Kids have bad days too

Some days, getting up and going to practice is just too much. Much like adults calling in “sick” on because they just aren’t feeling it and need a mental health day, kids need the same.

No matter how much a kid loves the activity they are involved in, some days you just gotta stay home. I’ve run into those days. I have had days where I forced my kid to go to practice and he ended up having a good time, but there are other days that I’ve turned around and gone home because it wasn’t in the cards and it wasn’t worth the tantrum and the drama.

Kids have bad days too. They have days where they are tired and cranky and going to hockey or whatever the activity is is just too much for their little brains and bodies to handle. My kid has gotten off the ice and we’ve gone home. Granted it is upsetting sometimes because let’s face it, hockey is a large running tab. But for the most part, I’m learning to recognize when we just need a break. And honestly, most days Jordan is fine and excited to go. But other days, he doesn’t want to. (I tend to make him go anyway though and he ends up having fun.)

You need to recognize the days that it isn’t going to go your way and your kid is better off at home than on the ice or the field or whatever it is you have on the agenda for the day.

I wrote last week about a kid who got in a fight and his over zealous dad. This week, dad was at it again.

I was sitting with a few other parents that I’ve gotten to know pretty well, when this guy starts pacing around. He went back behind where the zamboni doors are. I looked at the one dad and said, “I’m 100% sure you’re not allowed back there.” He agreed. He was back there banging on the glass, trying to get his kid’s attention. Ugh. There is always one of these, no matter where you go.

There was another dad and his two kids sitting on the other side of me. We talked about how this guy’s kid got in a fight last week. He told me it was pretty disheartening to see because this is his kid’s first time playing hockey and it left a bad taste in his mouth. He said he thought at this age the game would be pure and fun for his kid. I felt terrible.

I just reassured him that that was an isolated incident and that I’ve never seen anything like it before. This is an overall really nice group of parents, wonderful coaches, and really nice kids and I’m not familiar with this guy at all other than seeing him last week. He felt a little better after I said that and said the kid is probably learning the fighting and instigating at home.

And it is likely he is. Like I said before, at this age, these kids aren’t learning that at practice. I know for a fact they aren’t learning it from this group of coaches. I closely monitor how the coaches and the high school kids who assist in practice interact with the kids. I see a lot of kids laughing and having fun, so they are doing something right.
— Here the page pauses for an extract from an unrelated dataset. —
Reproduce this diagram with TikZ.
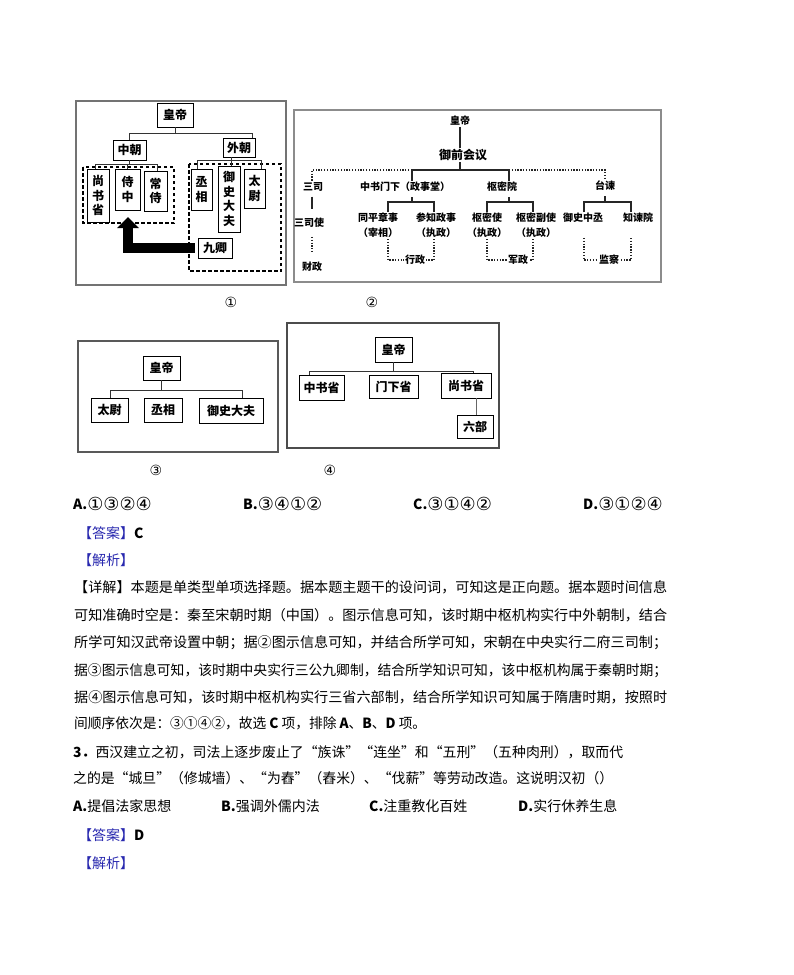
\documentclass[tikz,border=0pt]{standalone}
\usepackage{fontspec}
\usepackage{graphicx}
\setmainfont{Noto Sans CJK SC}
\newfontfamily\dvs{DejaVu Sans}
\usetikzlibrary{arrows.meta,calc}
\definecolor{ansblue}{RGB}{40,40,175}
\newcommand\fitw[2]{\resizebox{#1}{\height}{#2}}
\newcommand\fs[1]{\fontsize{#1}{#1}\selectfont}
\newcommand\circs[1]{{\dvs\fs{18}\raisebox{-1.5pt}{#1}}}
\begin{document}
\begin{tikzpicture}[x=1pt,y=-1pt,
  frame/.style={draw=#1, line width=1.4pt},
  bx/.style={draw=black, line width=0.9pt, fill=white, inner sep=0pt, align=center, font=\fontsize{12}{14.5}\selectfont\bfseries},
  tl/.style={draw=black!80, line width=0.9pt},
  dbox/.style={draw=black, line width=1.1pt, dash pattern=on 3.5pt off 2.5pt},
  lb/.style={inner sep=1pt, align=center, font=\fontsize{10}{15}\selectfont\bfseries},
  dt/.style={draw=black!85, line width=1.2pt, dash pattern=on 1.3pt off 1.5pt},
  sl/.style={draw=black!85, line width=1.3pt},
  txt/.style={anchor=base west, inner sep=0pt, font=\fs{14}},
  num/.style={inner sep=0pt, font=\dvs\fs{14}},
]
\useasboundingbox[fill=white] (0,0) rectangle (793,975);

% ---------------- Diagram 1 ----------------
\draw[frame=black!55] (76,101) rectangle (286,285);
\draw[dbox] (83,167) rectangle (174,223);
\draw[dbox] (189,164) rectangle (281,271);
\node[bx,minimum width=36pt,minimum height=24pt] (d1hd) at (175,115) {皇帝};
\node[bx,minimum width=33pt,minimum height=20pt] (d1zc) at (129.5,150) {中朝};
\node[bx,minimum width=32pt,minimum height=19pt] (d1wc) at (239,147.5) {外朝};
\node[bx,minimum width=22pt,minimum height=53pt] (d1ss) at (98,195.5) {尚\\书\\省};
\node[bx,minimum width=25pt,minimum height=41pt] (d1sz) at (127.5,189.5) {侍\\中};
\node[bx,minimum width=23pt,minimum height=40pt] (d1cs) at (155.5,191) {常\\侍};
\node[bx,minimum width=21pt,minimum height=41pt] (d1cx) at (201.5,189.5) {丞\\相};
\node[bx,minimum width=22pt,minimum height=66pt] (d1yd) at (229,199) {御\\史\\大\\夫};
\node[bx,minimum width=21pt,minimum height=39pt] (d1tw) at (254.5,188.5) {太\\尉};
\node[bx,minimum width=34pt,minimum height=20pt] (d1jq) at (215,248) {九卿};
\coordinate (d1r1) at (129.5,133);
\coordinate (d1r2) at (252,133);
\draw[tl] (d1hd.south) -- (d1hd.south |- d1r1);
\draw[tl] (d1zc.north) -- (d1r1) -- (d1r2) -- (d1r2 |- d1wc.north);
\coordinate (d1r3) at (95,164);
\coordinate (d1r4) at (157,164);
\draw[tl] (d1zc.south) -- (d1zc.south |- d1r3);
\draw[tl] (d1r3 |- d1ss.north) -- (d1r3) -- (d1r4) -- (d1r4 |- d1cs.north);
\draw[tl] (d1sz.north) -- (d1sz.north |- d1r3);
\coordinate (d1r5) at (197,160);
\coordinate (d1r6) at (261,160);
\coordinate (d1r7) at (231,160);
\draw[tl] (d1r7 |- d1wc.south) -- (d1r7 |- d1yd.north);
\draw[tl] (d1r5 |- d1cx.north) -- (d1r5) -- (d1r6) -- (d1r6 |- d1tw.north);
\coordinate (d1tip) at (128,217);
\draw[line width=10pt, line join=miter, -{Triangle[width=21pt,length=11pt]}] ([xshift=-3pt]d1jq.west) -| (d1tip);

% ---------------- Diagram 2 ----------------
\draw[frame=black!45] (294,110) rectangle (661,282);
\node[lb] (n2hd) at (460,121) {皇帝};
\node[lb, font=\fs{12}\bfseries] (n2yq) at (463,155) {御前会议};
\node[lb] (n2sc) at (313,187) {三司};
\node[lb] (n2scs) at (309,223) {三司使};
\node[lb] (n2cz) at (312,267) {财政};
\node[lb] (n2zs) at (405,187) {中书门下（政事堂）};
\node[lb] (n2tp) at (378,225.5) {同平章事\\（宰相）};
\node[lb] (n2cz2) at (436,225.5) {参知政事\\（执政）};
\node[lb] (n2xz) at (415,260) {行政};
\node[lb] (n2sm) at (502,187) {枢密院};
\node[lb] (n2sms) at (487,225.5) {枢密使\\（执政）};
\node[lb] (n2smf) at (536,225.5) {枢密副使\\（执政）};
\node[lb] (n2jz) at (518,260) {军政};
\node[lb] (n2tj) at (605,186) {台谏};
\node[lb] (n2yz) at (583,218) {御史中丞};
\node[lb] (n2zj) at (638,218) {知谏院};
\node[lb] (n2jc) at (609,260) {监察};
\coordinate (c2l) at (312,170);
\coordinate (c2a) at (412,170);
\coordinate (c2b) at (509,170);
\coordinate (c2r) at (605,170);
\draw[sl] (n2hd.south) -- (n2hd.south |- n2yq.north);
\draw[sl] (n2hd.south |- n2yq.south) -- (n2hd.south |- c2a);
\draw[sl] (c2a |- n2zs.north) -- (c2a) -- (c2b) -- (c2b |- n2sm.north);
\draw[dt] (c2a) -- (c2l) -- (c2l |- n2sc.north);
\draw[dt] (c2b) -- (c2r) -- (c2r |- n2tj.north);
\draw[sl, shorten <=4pt, shorten >=8pt] (c2l |- n2sc.south) -- (c2l |- n2scs.north);
\draw[dt, shorten <=8pt, shorten >=8pt] (c2l |- n2scs.south) -- (c2l |- n2cz.north);
% brackets
\coordinate (c2z) at (412,202);
\coordinate (c2z1) at (388,202);
\coordinate (c2z2) at (434,202);
\draw[sl, shorten <=4pt] (c2z |- n2zs.south) -- (c2z);
\draw[sl] (c2z1 |- n2tp.north) -- (c2z1) -- (c2z2) -- (c2z2 |- n2cz2.north);
\draw[dt] (c2z1 |- n2tp.south) -- (c2z1 |- n2xz.west) -- (n2xz.west);
\draw[dt] (c2z2 |- n2cz2.south) -- (c2z2 |- n2xz.east) -- (n2xz.east);
\coordinate (c2s) at (509,202);
\coordinate (c2s1) at (487,202);
\coordinate (c2s2) at (533,202);
\draw[sl, shorten <=4pt] (c2s |- n2sm.south) -- (c2s);
\draw[sl] (c2s1 |- n2sms.north) -- (c2s1) -- (c2s2) -- (c2s2 |- n2smf.north);
\draw[dt] (c2s1 |- n2sms.south) -- (c2s1 |- n2jz.west) -- (n2jz.west);
\draw[dt] (c2s2 |- n2smf.south) -- (c2s2 |- n2jz.east) -- (n2jz.east);
\coordinate (c2t) at (605,202);
\coordinate (c2t1) at (584,202);
\coordinate (c2t2) at (631,202);
\draw[sl, shorten <=4pt] (c2t |- n2tj.south) -- (c2t);
\draw[sl] (c2t1 |- n2yz.north) -- (c2t1) -- (c2t2) -- (c2t2 |- n2zj.north);
\draw[dt, shorten <=14pt] (c2t1 |- n2yz.south) -- (c2t1 |- n2jc.west) -- (n2jc.west);
\draw[dt, shorten <=14pt] (c2t2 |- n2zj.south) -- (c2t2 |- n2jc.east) -- (n2jc.east);

\node[num] (l1) at (231,302) {①};
\node[num] (l2) at (372,302) {②};

% ---------------- Diagram 3 ----------------
\draw[frame=black!65] (78,341) rectangle (278,452);
\node[bx,minimum width=37pt,minimum height=24pt] (d3hd) at (161.5,368) {皇帝};
\node[bx,minimum width=37pt,minimum height=24pt] (d3tw) at (109.5,410) {太尉};
\node[bx,minimum width=38pt,minimum height=24pt] (d3cx) at (163,410) {丞相};
\node[bx,minimum width=64pt,minimum height=25pt] (d3yd) at (231,410.5) {御史大夫};
\coordinate (d3a) at (110,390);
\coordinate (d3b) at (242,390);
\draw[tl] (d3hd.south) -- (d3hd.south |- d3a);
\draw[tl] (d3a |- d3tw.north) -- (d3a) -- (d3b) -- (d3b |- d3yd.north);

% ---------------- Diagram 4 ----------------
\draw[frame=black!70] (287,323) rectangle (499,448);
\node[bx,minimum width=37pt,minimum height=25pt] (d4hd) at (393.5,349.5) {皇帝};
\node[bx,minimum width=45pt,minimum height=25pt] (d4zs) at (321.5,387.5) {中书省};
\node[bx,minimum width=49pt,minimum height=23pt] (d4mx) at (393.5,386.5) {门下省};
\node[bx,minimum width=50pt,minimum height=25pt] (d4ss) at (466,385.5) {尚书省};
\node[bx,minimum width=36pt,minimum height=23pt] (d4lb) at (475,426.5) {六部};
\coordinate (d4a) at (309,371);
\coordinate (d4b) at (473,371);
\draw[tl, line width=1.6pt] (d4hd.south) -- (d4hd.south |- d4a);
\draw[tl] (d4a |- d4zs.north) -- (d4a) -- (d4b) -- (d4b |- d4ss.north);
\draw[draw=black!60, line width=0.8pt] (d4lb.north -| 476,0) -- (d4ss.south -| 476,0);

\node[num] (l3) at (156,470) {③};
\node[num] (l4) at (330,470) {④};

% ---------------- Text ----------------
\node[txt] (oA) at (73,509.3) {\textbf{A.}\circs{①③②④}};
\node[txt] (oB) at (243,509.3) {\textbf{B.}\circs{③④①②}};
\node[txt] (oC) at (413,509.3) {\textbf{C.}\circs{③①④②}};
\node[txt] (oD) at (583,509.3) {\textbf{D.}\circs{③①②④}};
\node[txt] (ans1) at (78,538.3) {{\color{ansblue}【答案】}\textbf{C}};
\node[txt] (jx1) at (78,565.3) {\color{ansblue}【解析】};
\node[txt] (p1) at (74,592.3) {\fitw{593pt}{【详解】本题是单类型单项选择题。据本题主题干的设问词，可知这是正向题。据本题时间信息}};
\node[txt] (p2) at (74,620.3) {\fitw{593pt}{可知准确时空是：秦至宋朝时期（中国）。图示信息可知，该时期中枢机构实行中外朝制，结合}};
\node[txt] (p3) at (74,647.3) {\fitw{593pt}{所学可知汉武帝设置中朝；据②图示信息可知，并结合所学可知，宋朝在中央实行二府三司制；}};
\node[txt] (p4) at (74,675.3) {\fitw{593pt}{据③图示信息可知，该时期中央实行三公九卿制，结合所学知识可知，该中枢机构属于秦朝时期；}};
\node[txt] (p5) at (74,702.3) {\fitw{593pt}{据④图示信息可知，该时期中枢机构实行三省六部制，结合所学知识可知属于隋唐时期，按照时}};
\node[txt] (p6) at (74,728.3) {\fitw{352pt}{间顺序依次是：③①④②，故选 \textbf{C} 项，排除 \textbf{A}、\textbf{B}、\textbf{D} 项。}};
\node[txt] (q1) at (73,757.3) {\fitw{550pt}{\textbf{3．}西汉建立之初，司法上逐步废止了“族诛”“连坐”和“五刑”（五种肉刑），取而代}};
\node[txt] (q2) at (73,783.3) {\fitw{540pt}{之的是“城旦”（修城墙）、“为舂”（舂米）、“伐薪”等劳动改造。这说明汉初（）}};
\node[txt] (qA) at (73,811.3) {\textbf{A.}提倡法家思想};
\node[txt] (qB) at (221,811.3) {\textbf{B.}强调外儒内法};
\node[txt] (qC) at (369,811.3) {\textbf{C.}注重教化百姓};
\node[txt] (qD) at (518,811.3) {\textbf{D.}实行休养生息};
\node[txt] (ans2) at (78,840.3) {{\color{ansblue}【答案】}\textbf{D}};
\node[txt] (jx2) at (78,868.3) {\color{ansblue}【解析】};
\end{tikzpicture}
\end{document}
There was about 15 minutes left in practice and Jordan got off the ice to go to the bathroom. As I was getting him back onto the ice, this guy starts complaining to me that he’s pissed at these coaches and they are useless. His son isn’t participating and the coaches aren’t doing anything about it. I just looked at him and said, “Well, you can’t make your kid want to play” and walked away.

Hell, my kid had just asked if he could be done when I took him to the bathroom because he was tired. Yeah, I’m sure he was. We stayed out last night to see a movie and he had a friend over this afternoon to play. But I reminded him he only had a few minutes left, so he went back out, ended up scoring a goal in a shoot out drill and was one of the last kids off the ice. I know when he’s melt down done and just kinda like “meh” about things. He wasn’t too tired to stop. He got a drink of water and hit the ice and was happy he did.

This guy’s kid wasn’t having it. He was sitting on the ice. Then he did the one thing we all cringe to see: he opened the doors and walked out on the ice and dragged his kid off.

He could have handled this a million different ways. He could have opened the doors and called a coach over and asked to talk to him and find out if something is wrong that he doesn’t want to participate. He chose to humiliate his kid in front of the other kids and make himself look like an ass. I’ve called the coach over to talk to him before when I thought something was wrong with Jordan, like if he’s looking sluggish and I think he might need his inhaler or a water break. You can handle these things without embarrassing yourself and your kid.

His kid didn’t want to play today. It’s going to happen. S0me days my kid doesn’t want to either, but I’m learning to assess the situation to see what the issue is and if he should go or if it isn’t even worth the fight.

Today that kid either should not have been on the ice or his dad should have talked to a coach to see if he could find out what the problem was. But it’s really not the coaches job to force someone to want to be there, because you can’t.

There were 25 other kids on the ice who wanted to be there and wanted to have a good time. I’ve seen the one coach take his own kid off the ice and have him sit to the side because HE was just having a bad night and didn’t want to be there (he has 2 other kids on the ice too so leaving wasn’t an option). But he at least got the one who was having an “f this” night out of the way. Because there is literally nothing you can do.

If your kid is having a bad day, just let him or her and let them move on to the next day. You’ll both be happier.